NASA Telescope Reveals Jet Blast From Colliding Stars Traveling At Incredible Speed

NASA's Hubble Space Telescope captured the aftermath of a collision between two neutron stars, which sent a jet of radiation hurtling through space at nearly the speed of light. Hubble was used to measure the motion of a "blob" of material the resulting jet smashed into.

A neutron star is the surviving core of massive stars that have exploded. These dense stars are said to weigh more than our very own Sun, and would fit inside New York City, according to NASA. A mere teaspoon of surface material from one of these would weigh in at a mammoth 4 billion tons here on Earth. So, astronomers were thrilled when they were able to capture the aftermath of two of these cannon balls of compacted material colliding.

The aftermath of the event, called GW170817, was seen by 70 observatories around the world and in space. Scientists reacted quickly, and aimed the Hubble telescope in the direction of the explosion two days later. After colliding, the two neutron stars "collapsed into a black hole whose powerful gravity began pulling material toward it." This led to the material forming a rapidly-spinning disk which produced jets moving outward from its poles. The jet then slammed into and swept up material in the growing shell of explosion debris, which included a "blob" of material through which a jet appeared.


While the event happened in 2017, it has taken scientists and researchers several years to make sense of the data that was collected by Hubble and other telescopes. Hubble's data was combined with observations from several National Science Foundation radio telescopes, which were captured 74 days and 230 days after the explosion.

"I'm amazed that Hubble could give us such a precise measurement, which rivals the precision achieved by powerful radio VLBI telescopes spread across the globe," stated Kunal P. Mooley of Caltech in Pasadena, California, and lead author of a paper being published in the October 13 journal of Nature magazine.

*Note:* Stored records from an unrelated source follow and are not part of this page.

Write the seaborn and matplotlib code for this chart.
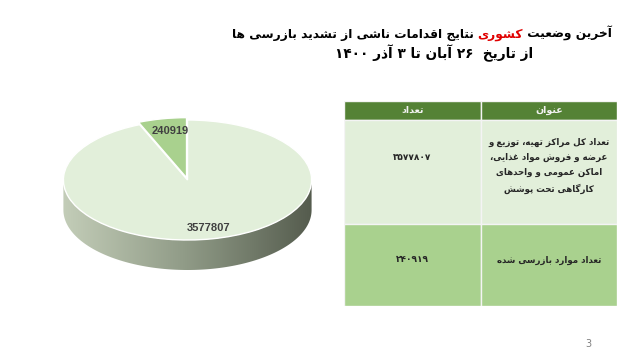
import re
import numpy as np
import matplotlib
matplotlib.use("Agg")
import matplotlib.pyplot as plt
import seaborn as sns
from matplotlib.colors import LinearSegmentedColormap
from matplotlib.path import Path
from matplotlib.patches import PathPatch, Rectangle

# ---- data ----
values = [240919, 3577807]
slice_colors = ["#a9d18e", "#e2efda"]
row_titles = [
    ["تعداد کل مراکز تهیه، توزیع و", "عرضه و فروش مواد غذایی،", "اماکن عمومی و واحدهای", "کارگاهی تحت پوشش"],
    ["تعداد موارد بازرسی شده"],
]
row_values = [3577807, 240919]
header = ["تعداد", "عنوان"]
title_parts = ["آخرین وضعیت ", "کشوری", " نتایج اقدامات ناشی از تشدید بازرسی ها"]
title_colors = ["black", "#e00000", "black"]
subtitle = "از تاریخ  ۲۶ آبان تا ۳ آذر ۱۴۰۰"
page_no = "3"

# ---- tiny arabic shaper (matplotlib has no text shaping) ----
FORMS = {
    'ا': ('\uFE8D', '\uFE8E'), 'آ': ('\uFE81', '\uFE82'),
    'د': ('\uFEA9', '\uFEAA'), 'ذ': ('\uFEAB', '\uFEAC'),
    'ر': ('\uFEAD', '\uFEAE'), 'ز': ('\uFEAF', '\uFEB0'),
    'و': ('\uFEED', '\uFEEE'),
    'ب': ('\uFE8F', '\uFE90', '\uFE91', '\uFE92'),
    'پ': ('\uFB56', '\uFB57', '\uFB58', '\uFB59'),
    'ت': ('\uFE95', '\uFE96', '\uFE97', '\uFE98'),
    'ج': ('\uFE9D', '\uFE9E', '\uFE9F', '\uFEA0'),
    'ح': ('\uFEA1', '\uFEA2', '\uFEA3', '\uFEA4'),
    'خ': ('\uFEA5', '\uFEA6', '\uFEA7', '\uFEA8'),
    'س': ('\uFEB1', '\uFEB2', '\uFEB3', '\uFEB4'),
    'ش': ('\uFEB5', '\uFEB6', '\uFEB7', '\uFEB8'),
    'ض': ('\uFEBD', '\uFEBE', '\uFEBF', '\uFEC0'),
    'ع': ('\uFEC9', '\uFECA', '\uFECB', '\uFECC'),
    'غ': ('\uFECD', '\uFECE', '\uFECF', '\uFED0'),
    'ف': ('\uFED1', '\uFED2', '\uFED3', '\uFED4'),
    'ق': ('\uFED5', '\uFED6', '\uFED7', '\uFED8'),
    'ک': ('\uFB8E', '\uFB8F', '\uFB90', '\uFB91'),
    'گ': ('\uFB92', '\uFB93', '\uFB94', '\uFB95'),
    'ل': ('\uFEDD', '\uFEDE', '\uFEDF', '\uFEE0'),
    'م': ('\uFEE1', '\uFEE2', '\uFEE3', '\uFEE4'),
    'ن': ('\uFEE5', '\uFEE6', '\uFEE7', '\uFEE8'),
    'ه': ('\uFEE9', '\uFEEA', '\uFEEB', '\uFEEC'),
    'ی': ('\uFBFC', '\uFBFD', '\uFBFE', '\uFBFF'),
}
DIGITS = '0-9\u06F0-\u06F9'


def rtl(text):
    out = []
    for i, c in enumerate(text):
        if c not in FORMS:
            out.append(c)
            continue
        f = FORMS[c]
        prev = text[i - 1] if i > 0 else ''
        nxt = text[i + 1] if i + 1 < len(text) else ''
        jp = prev in FORMS and len(FORMS[prev]) == 4
        jn = len(f) == 4 and nxt in FORMS
        out.append(f[3] if jp and jn else f[1] if jp else f[2] if jn else f[0])
    s = ''.join(out)
    runs = re.findall(f'[{DIGITS}]+|[^{DIGITS}]+', s)
    return ''.join(r if re.match(f'[{DIGITS}]', r) else r[::-1] for r in reversed(runs))


def fa_digits(n):
    return str(n).translate(str.maketrans('0123456789', '۰۱۲۳۴۵۶۷۸۹'))


sns.set_style("white")
plt.rcParams['font.family'] = ['DejaVu Sans']

fig = plt.figure(figsize=(6.4, 3.6), dpi=100)
bg = fig.add_axes([0, 0, 1, 1])
bg.set_xlim(0, 1)
bg.set_ylim(0, 1)
bg.axis('off')

# ---- title ----
prev = None
for part, col in zip(title_parts, title_colors):
    if prev is None:
        prev = bg.text(612 / 640, 1 - 38 / 360, rtl(part), ha='right', va='baseline',
                       fontsize=8.8, fontweight='bold', color=col)
    else:
        prev = bg.annotate(rtl(part), xy=(0, 1 - 38 / 360), xycoords=(prev, 'figure fraction'),
                           ha='right', va='baseline', fontsize=8.8, fontweight='bold', color=col)
bg.text(434 / 640, 1 - 58 / 360, rtl(subtitle), ha='center', va='baseline',
        fontsize=9.8, fontweight='bold', color='black')
bg.text(588 / 640, 1 - 347 / 360, page_no, ha='center', va='baseline', fontsize=7, color='#7f7f7f')

# ---- 3D-looking pie ----
depth = 0.5
ax = fig.add_axes([51 / 640, 84 / 360, 273 / 640, 162 / 360])
wedges, texts = ax.pie(values, colors=slice_colors, startangle=90, counterclock=True,
                       explode=[0.04, 0], labels=[str(v) for v in values], labeldistance=None)
ax.set_aspect('auto')
ax.set_xlim(-1.1, 1.1)
ax.set_ylim(-1.6, 1.1)
t = np.linspace(np.pi, 2 * np.pi, 200)
verts = np.vstack([np.c_[np.cos(t), np.sin(t)], np.c_[np.cos(t[::-1]), np.sin(t[::-1]) - depth]])
side = PathPatch(Path(np.vstack([verts, verts[:1]]), closed=True), facecolor='none', edgecolor='none')
ax.add_patch(side)
side_cmap = LinearSegmentedColormap.from_list('side', ['#c3cdb8', '#8f9a86', '#555c4e'])
grad = ax.imshow(np.linspace(0, 1, 256).reshape(1, -1), cmap=side_cmap, aspect='auto',
                 extent=(-1, 1, -1 - depth, 0), zorder=0.5)
grad.set_clip_path(side)
for w in wedges:
    w.set_zorder(2)
ax.text(-0.14, 0.82, str(values[0]), ha='center', va='center', fontsize=8,
        family='Liberation Sans', fontweight='bold', color='#404040', zorder=3)
ax.text(0.17, -0.8, str(values[1]), ha='center', va='center', fontsize=8,
        family='Liberation Sans', fontweight='bold', color='#404040', zorder=3)
ax.axis('off')

# ---- table ----
row_h = [19, 104, 82]
row_fill = ['#548235', '#e2efda', '#a9d18e']
num_off = [-15, -5]
txt_off = [-6, -5]
tab = fig.add_axes([344 / 640, 54 / 360, 273 / 640, 205 / 360])
tab.set_xlim(0, 2)
tab.set_ylim(sum(row_h), 0)
tab.axis('off')
y0 = 0
for r, (h, fc) in enumerate(zip(row_h, row_fill)):
    for c in range(2):
        tab.add_patch(Rectangle((c, y0), 1, h, facecolor=fc, edgecolor='#f4f4f4', linewidth=1))
    if r == 0:
        for c, lab in enumerate(header):
            tab.text(c + 0.5, y0 + h / 2, rtl(lab), ha='center', va='center', fontsize=6.8,
                     fontweight='bold', color='#f2f2f2')
    else:
        tab.text(0.5, y0 + h / 2 + num_off[r - 1], fa_digits(row_values[r - 1]), ha='center',
                 va='center', fontsize=6.5, fontweight='bold', color='#262626')
        tab.text(1.5, y0 + h / 2 + txt_off[r - 1], '\n'.join(rtl(l) for l in row_titles[r - 1]),
                 ha='center', va='center', fontsize=6.2, fontweight='bold', color='#262626',
                 linespacing=1.84)
    y0 += h

fig.savefig('out.png', dpi=100, facecolor='white')
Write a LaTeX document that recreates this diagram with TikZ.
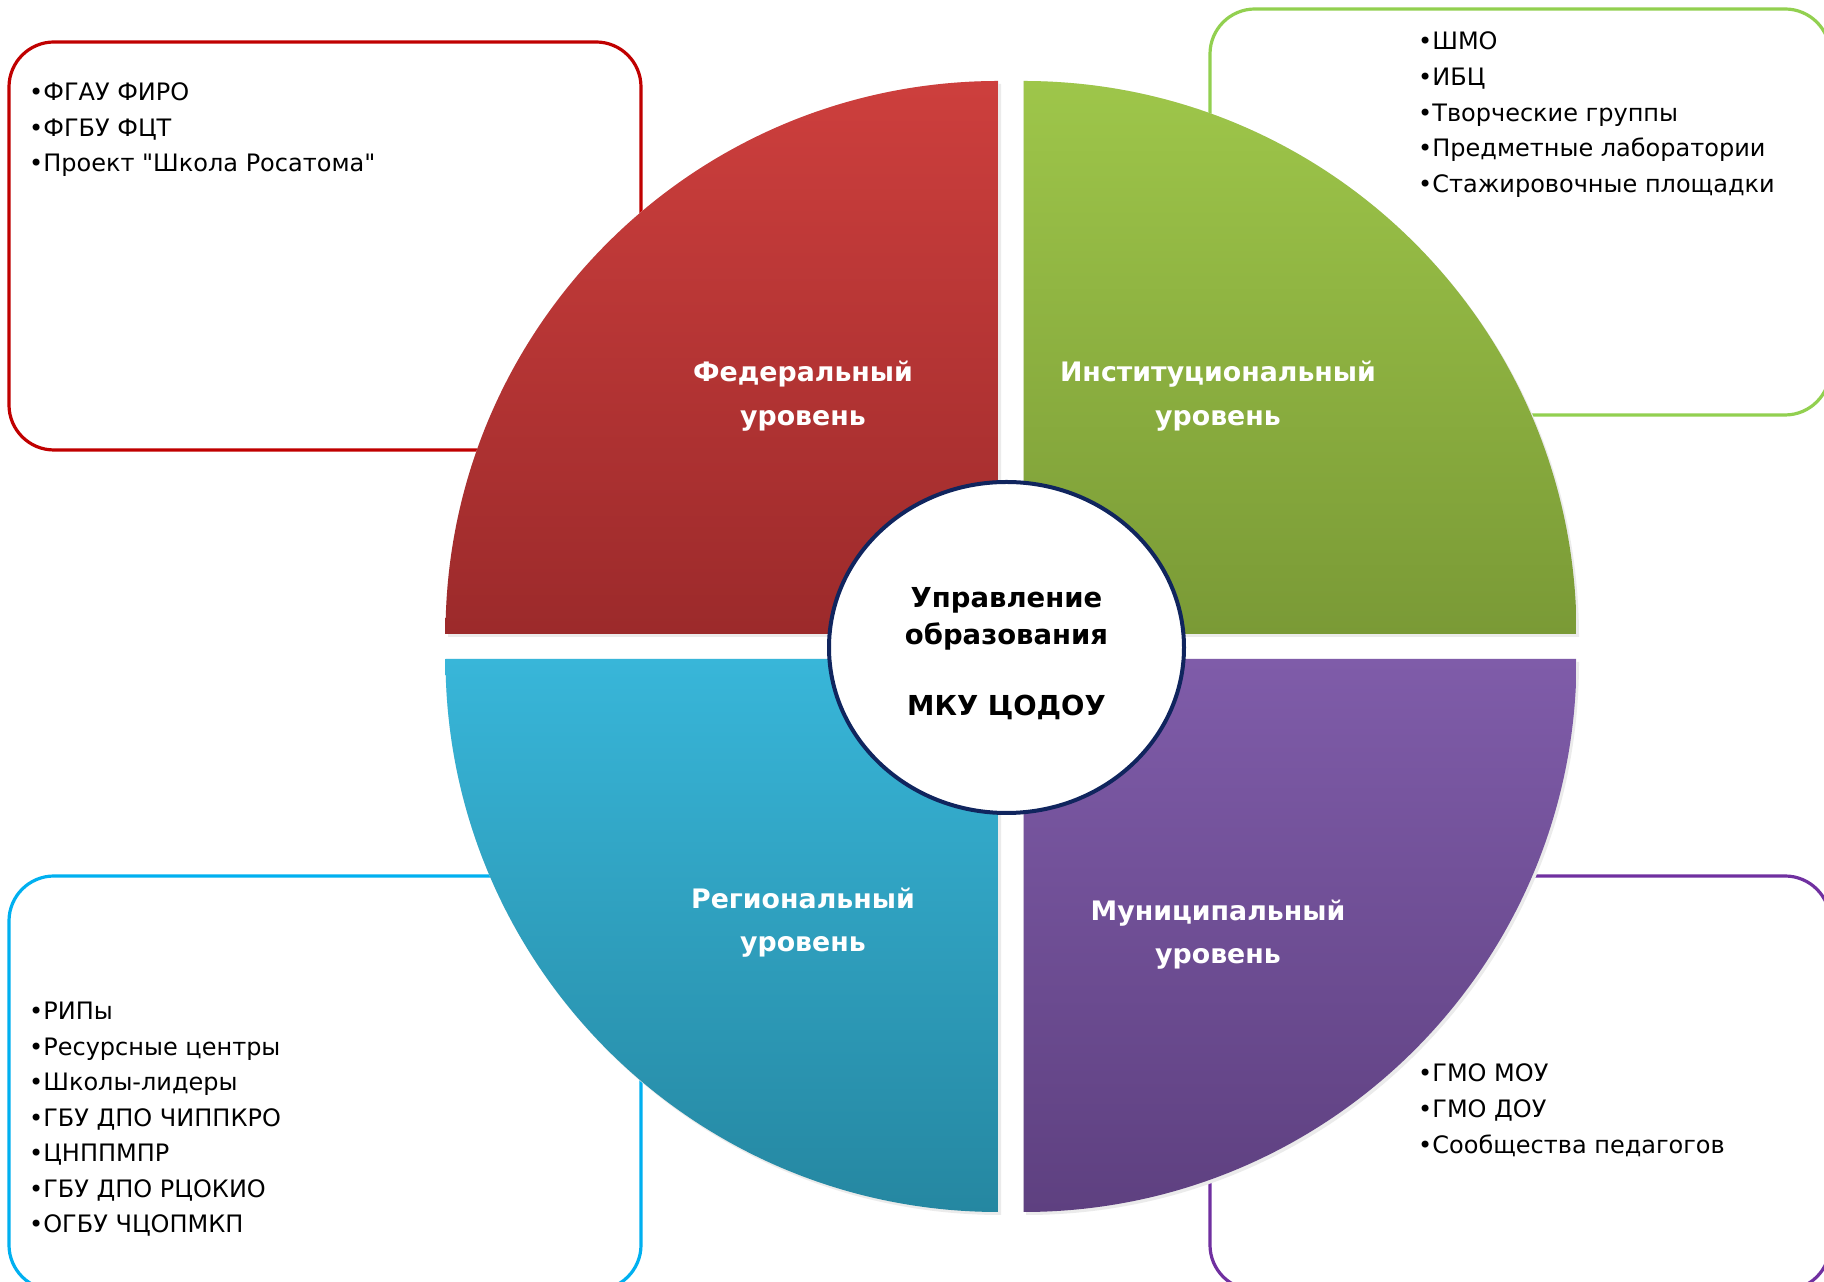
\documentclass[tikz,border=0pt]{standalone}
\usepackage{fontspec}
\setmainfont{DejaVu Sans}
\newfontfamily\listfont{DejaVu Sans}
\usetikzlibrary{shapes.geometric}
\definecolor{fedline}{RGB}{192,0,0}
\definecolor{instline}{RGB}{146,208,80}
\definecolor{regline}{RGB}{0,176,240}
\definecolor{munline}{RGB}{112,48,160}
\definecolor{fedtop}{RGB}{205,63,61}
\definecolor{fedbot}{RGB}{156,42,43}
\definecolor{insttop}{RGB}{158,198,74}
\definecolor{instbot}{RGB}{122,154,54}
\definecolor{regtop}{RGB}{56,182,217}
\definecolor{regbot}{RGB}{37,135,161}
\definecolor{muntop}{RGB}{127,92,169}
\definecolor{munbot}{RGB}{94,64,128}
\definecolor{coreline}{RGB}{16,37,94}
\tikzset{
  listbox/.style={line width=3.2pt, rounded corners=45pt, fill=white, draw=#1},
  shade/.style={fill=black!8},
  leveltext/.style={text=white, align=center, inner sep=0pt,
    font=\fontsize{26.8}{43.6}\selectfont\bfseries},
  listitem/.style={anchor=base west, inner sep=0pt,
    font=\listfont\fontsize{24}{30}\selectfont},
}
\begin{document}
\begin{tikzpicture}[x=1pt,y=1pt]
  \useasboundingbox (0,0) rectangle (1824,1282);
  % boxes behind the wheel
  \path[listbox=fedline] (9,832) rectangle (641,1240);
  \path[listbox=instline] (1210,867) rectangle (1830,1273);
  \path[listbox=regline] (9,-8) rectangle (641,406);
  \path[listbox=munline] (1210,-8) rectangle (1830,406);
  % shadows
  \fill[shade] (1001,645) -- ++(180:553) arc[start angle=180, end angle=90, radius=553] -- cycle;
  \fill[shade] (1026,645) -- ++(90:553) arc[start angle=90, end angle=0, radius=553] -- cycle;
  \fill[shade] (1001,620) -- ++(180:553) arc[start angle=180, end angle=270, radius=553] -- cycle;
  \fill[shade] (1026,620) -- ++(0:553) arc[start angle=0, end angle=-90, radius=553] -- cycle;
  % quarters
  \shade[top color=fedtop, bottom color=fedbot]
    (998.5,648) -- ++(180:553) arc[start angle=180, end angle=90, radius=553] -- cycle;
  \shade[top color=insttop, bottom color=instbot]
    (1023.5,648) -- ++(90:553) arc[start angle=90, end angle=0, radius=553] -- cycle;
  \shade[top color=regtop, bottom color=regbot]
    (998.5,623) -- ++(180:553) arc[start angle=180, end angle=270, radius=553] -- cycle;
  \shade[top color=muntop, bottom color=munbot]
    (1023.5,623) -- ++(0:553) arc[start angle=0, end angle=-90, radius=553] -- cycle;
  \node[leveltext] (fed) at (803,886) {Федеральный\\уровень};
  \node[leveltext] (inst) at (1218,886) {Институциональный\\уровень};
  \node[leveltext] (reg) at (803,359.5) {Региональный\\уровень};
  \node[leveltext] (mun) at (1218,347.5) {Муниципальный\\уровень};
  % centre
  \node[ellipse, draw=coreline, line width=4pt, fill=white,
    minimum width=355pt, minimum height=331pt] (core) at (1006.5,634.5) {};
  \node[align=center, font=\fontsize{27.5}{37}\selectfont\bfseries]
    (coretext) at ([yshift=-6pt]core.center)
    {Управление\\образования\\[34pt]МКУ ЦОДОУ};
  % lists
  \foreach \t [count=\i from 0] in {ФГАУ ФИРО, ФГБУ ФЦТ, Проект "Школа Росатома"}
    \node[listitem] (fed-\i) at (29,1181-35.5*\i) {•\t};
  \foreach \t [count=\i from 0] in {ШМО, ИБЦ, Творческие группы,
      Предметные лаборатории, Стажировочные площадки}
    \node[listitem] (inst-\i) at (1418,1232-35.6*\i) {•\t};
  \foreach \t [count=\i from 0] in {РИПы, Ресурсные центры, Школы-лидеры,
      ГБУ ДПО ЧИППКРО, ЦНППМПР, ГБУ ДПО РЦОКИО, ОГБУ ЧЦОПМКП}
    \node[listitem] (reg-\i) at (29,262-35.5*\i) {•\t};
  \foreach \t [count=\i from 0] in {ГМО МОУ, ГМО ДОУ, Сообщества педагогов}
    \node[listitem] (mun-\i) at (1418,200-35.8*\i) {•\t};
\end{tikzpicture}
\end{document}
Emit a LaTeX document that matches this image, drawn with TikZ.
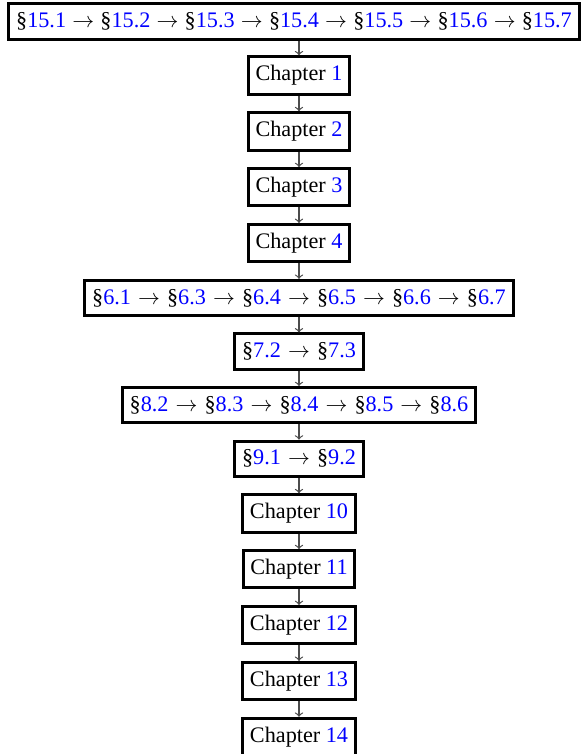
\documentclass[tikz,border=0pt]{standalone}
\usepackage{fontspec}
\setmainfont{Liberation Serif}
\usetikzlibrary{positioning}

\newcommand{\secnum}[1]{\S\textcolor{blue}{#1}}
\newcommand{\chapnum}[1]{Chapter \textcolor{blue}{#1}}
\newcommand{\nxt}[1][0.32em]{\hspace{#1}$\to$\hspace{#1}}

\begin{document}
\begin{tikzpicture}[x=0.5pt,y=-0.5pt,
  font=\fontsize{11.1}{13}\selectfont,
  node distance=7.78pt,
  box/.style={draw,line width=1.5pt,inner xsep=3.6pt,inner ysep=4.3pt},
  flow/.style={->,draw=black!70,line width=0.6pt}]
\useasboundingbox (0,0) rectangle (584,754);

% sections read first
\node[box] (top) at (294,21.5) {\secnum{15.1}\nxt[0.28em]\secnum{15.2}\nxt[0.28em]\secnum{15.3}\nxt[0.28em]\secnum{15.4}\nxt[0.28em]\secnum{15.5}\nxt[0.28em]\secnum{15.6}\nxt[0.28em]\secnum{15.7}};

% the main chain
\node[box] (c1) at (299,75.5) {\chapnum{1}};
\node[box,below=of c1] (c2) {\chapnum{2}};
\node[box,below=of c2] (c3) {\chapnum{3}};
\node[box,below=of c3] (c4) {\chapnum{4}};
\node[box,below=of c4] (s6) {\secnum{6.1}\nxt\secnum{6.3}\nxt\secnum{6.4}\nxt\secnum{6.5}\nxt\secnum{6.6}\nxt\secnum{6.7}};
\node[box,below=of s6] (s7) {\secnum{7.2}\nxt\secnum{7.3}};
\node[box,below=of s7] (s8) {\secnum{8.2}\nxt\secnum{8.3}\nxt\secnum{8.4}\nxt\secnum{8.5}\nxt\secnum{8.6}};
\node[box,below=of s8] (s9) {\secnum{9.1}\nxt\secnum{9.2}};
\node[box,below=of s9] (c10) {\chapnum{10}};
\node[box,below=of c10] (c11) {\chapnum{11}};
\node[box,below=of c11] (c12) {\chapnum{12}};
\node[box,below=of c12] (c13) {\chapnum{13}};
\node[box,below=of c13] (c14) {\chapnum{14}};

% connectors
\draw[flow] (top.south -| c1.north) -- (c1.north);
\foreach \a/\b in {c1/c2,c2/c3,c3/c4,c4/s6,s6/s7,s7/s8,s8/s9,s9/c10,c10/c11,c11/c12,c12/c13,c13/c14}
  \draw[flow] (\a) -- (\b);
\end{tikzpicture}
\end{document}
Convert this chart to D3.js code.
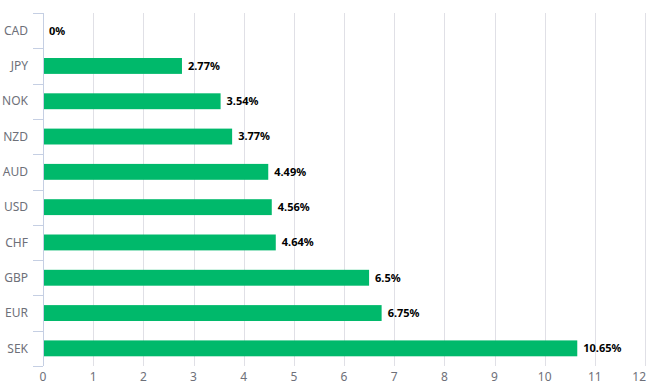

Jay Anderson of the Space Telescope Science Institute in Baltimore, Maryland, remarked, "It took months of careful analysis of the data to make this measurement."

Researchers were able to pinpoint the site of the explosion, by combining the different observations. Hubble's measurement indicated that the jet was moving at a speed of seven times the speed of light. Later, the radio observations showed the jet had slowed down to around four times the speed of light.

However, NASA points out that in reality nothing can move faster than the speed of light, therefore this "superluminal" motion is an illusion. Since the jet that is nearing Earth at nearly the speed of light, the light it produces at a later time has a shorter distance to travel. In other words, "the jet is chasing its own light."

"Our result indicates that the jet was moving at least at 99.97% the speed of light when it was launched," explained Wenbin Lu of the University of California, Berkley.

NASA says that the work done while studying GW170817 will pave the way for more precision studies of neutron star mergers in the future. If enough data can be collected, "relativistic jet observations might provide another line of inquiry into measuring the universe's expansion rate, associated with a number known as the Hubble constant."